The simplistic, linear thinking of Trump and his advisors leads them to believe that the solution to a trillion dollar per year war machine that can’t win a war is a $1.5 trillion per year war machine.
But this is nonsense. Russia has not defeated the US and NATO by outspending them. Quite the opposite. Since 1992, the US military alone has outspent Russia by fifteen to one ($26 trillion vs $1.7 trillion in constant 2024 dollars, according to SIPRI). Russia’s military superiority is the result of taking its own defense more seriously and confronting its problems more honestly than corrupt US leaders have ever tried to do since the end of the Cold War.
At a price tag of $17.5 billion, the USS Gerald R. Ford is the largest, most expensive warship ever built, costing more than the entire annual military budgets of most other countries. Making an even bigger warship for $26 billion would not make Americans any safer, just a bit poorer.
Relying on the offensive use of military force and record military spending to try to solve America’s problems has put the United States on a collision course with the rest of the world. In 1949, long before Eisenhower’s farewell speech in 1961, he offered some sage advice to politicians and pundits who were calling for a massive US attack on the USSR to prevent it from developing nuclear weapons.
“Those who measure security solely in terms of offensive capacity distort its meaning and mislead those who pay them heed,” said Eisenhower. “No modern nation has ever equaled the crushing offensive power attained by the German war machine in 1939. No modern nation was broken and smashed as was Germany six years later.”
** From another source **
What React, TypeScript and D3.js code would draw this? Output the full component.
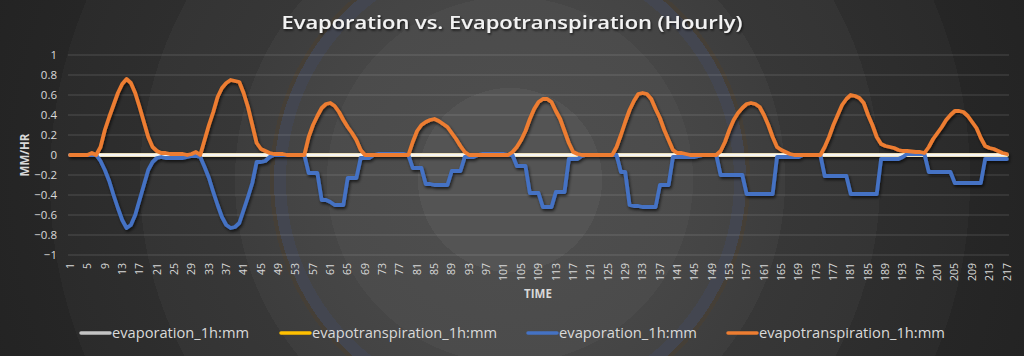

Unlike Iran today, the USSR was indeed working to develop nuclear weapons, but Eisenhower warned Americans against launching a new war that might kill millions to try to stop it.
As Eisenhower insisted, offensive military action offers no solutions to international problems. But diplomatic solutions are always possible. Diplomacy does not mean holding a gun to someone’s head and demanding that they sign an unconditional surrender. It means treating other people and countries with mutual respect and finding solutions that everybody can live with, based upon rules that we all agree on.
The UN Charter universally prohibits the threat or use of force and requires all countries to resolve disputes peacefully. So one country’s wrongdoing, real or perceived, is never a valid pretext for another country to threaten or use military force.
There is no good reason to sacrifice American soldiers and sailors in a war on Iran; no justification to kill Iranian troops for defending their country, as Americans would do if another country attacked the United States; no justice in killing Iranian civilians by turning their homes and communities into a new US war zone.
Could the stark choice our country is facing in Iran be a turning point, a moment when the American people will stand up and clearly, strongly say “No” to war, before our corrupt leaders can plunge Iran and the United States into yet another “Made in the USA” military catastrophe?